In numbers: Disorderly exit
4.7%
Rate of inflation that the UK economy could expect in the middle of 2019 if it leaves the European Union at the end of March without a deal, according to Standard & Poor's.
20%
Plunge in London office prices that the credit ratings agency says would happen over two to three years in the event of a chaotic Brexit.
7.4%
Rate of unemployment that the UK could face, up from the current low of 4 per cent, taking it back to where it was in the immediate aftermath of the financial crisis.
Image of the week: Spending a penny
British chancellor of the exchequer Philip Hammond looks only a little sheepish during this traditional red briefcase photoshoot outside 11 Downing Street for the last budget before Brexit and possibly the last one before the next UK general election. The date was switched from October 31st to October 29th to avoid Halloween-horror headlines, but that should barely detract from the frightening admission that no one in the British government can say what the economic impact of a no-deal Brexit would be if it happened, as such an event is "unprecedented". On an eminently more sensible note – everything being more sensible than Brexit – his budget contained business rates relief on public toilets, a measure he introduced as "virtually the only announcement in this budget that hasn't leaked".
Photograph: Henry Nicholls/Reuters.
The lexicon: Uberoo
London-based brokers Peel Hunt once had a big appetite for shares in Just Eat, the takeaway app company listed on the London Stock Exchange. Now the dish has gone cold: earlier this week, its equity analysts downgraded its recommendation on the stock from "buy" to "sell". The reason? The mooted takeover of food delivery rival Deliveroo by Uber, first reported by Bloomberg in September. "Is something going to happen with Deliveroo and Uber – who knows?" said Uber chief executive Dara Khosrowshahi recently. "We are constantly talking to any and every player out there." This didn't exactly quell the speculation. Peel Hunt analyst James Lockyer said: "We postulate that the two of them (merged or otherwise, let's call them Uberoo), around the world, could create an Uberoo-esque wave that eventually sees the demise of Just Eat."
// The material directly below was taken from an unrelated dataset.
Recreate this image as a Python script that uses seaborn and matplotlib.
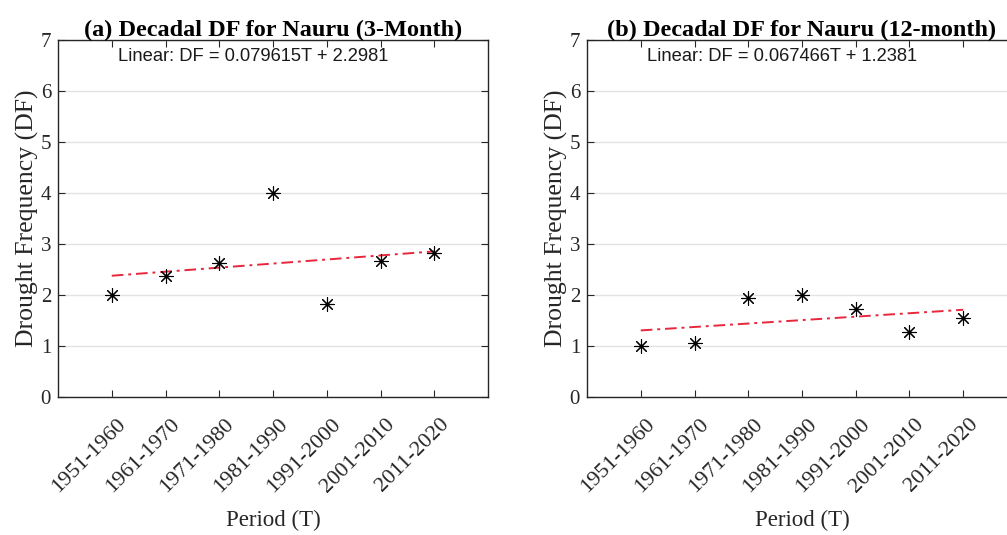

Getting to know: Annegret Kramp-Karrenbauer
Annegret Kramp-Karrenbauer is a German politician who is sometimes known as AKK – an abbreviation that will prove helpful indeed for headline writers if she goes on to succeed Angela Merkel as leader of the centre-right Christian Democrat party, as predicted, and possibly even end up as the next chancellor of Germany. The party's secretary-general has been dubbed a "mini-Merkel" by the German press, though she comes from a Catholic, western background unlike Merkel's Protestant, eastern one. AKK, a socially conservative type, was said to have impressed Merkel earlier this year when, after a car crash, she continued to work on coalition negotiations from her hospital bed. What a trooper.
The list: New emojis
Don't all download at once, but Apple has added more than 70 new emojis to the latest upgrade to its iOS operating system, and it's fair to say there's an eclectic range of notable newbies.
1: Woozy/drunk face. Deploying “face with uneven eyes and and wavy mouth” is just one way to express how tired and emotional you are feeling this pre-Christmas season.
2: Mooncake. The Chinese pastry joins a disappointingly limited range of baked-goods emojis.
3: Lacrosse thing. The stick with the net at the end, otherwise known as the crosse, can now be visually represented on iPhones, iPads and Apple Watch devices, which is brilliant news for private schoolgirls from the 1930s.
4: Pleading face. “Face with pleading eyes” is the emoji that internet discourse in 2018 demands.
5: Red-, grey- and no-haired people. The new emojis have been widely reported as a victory for the ginger community, but the grey and the bald can also rejoice.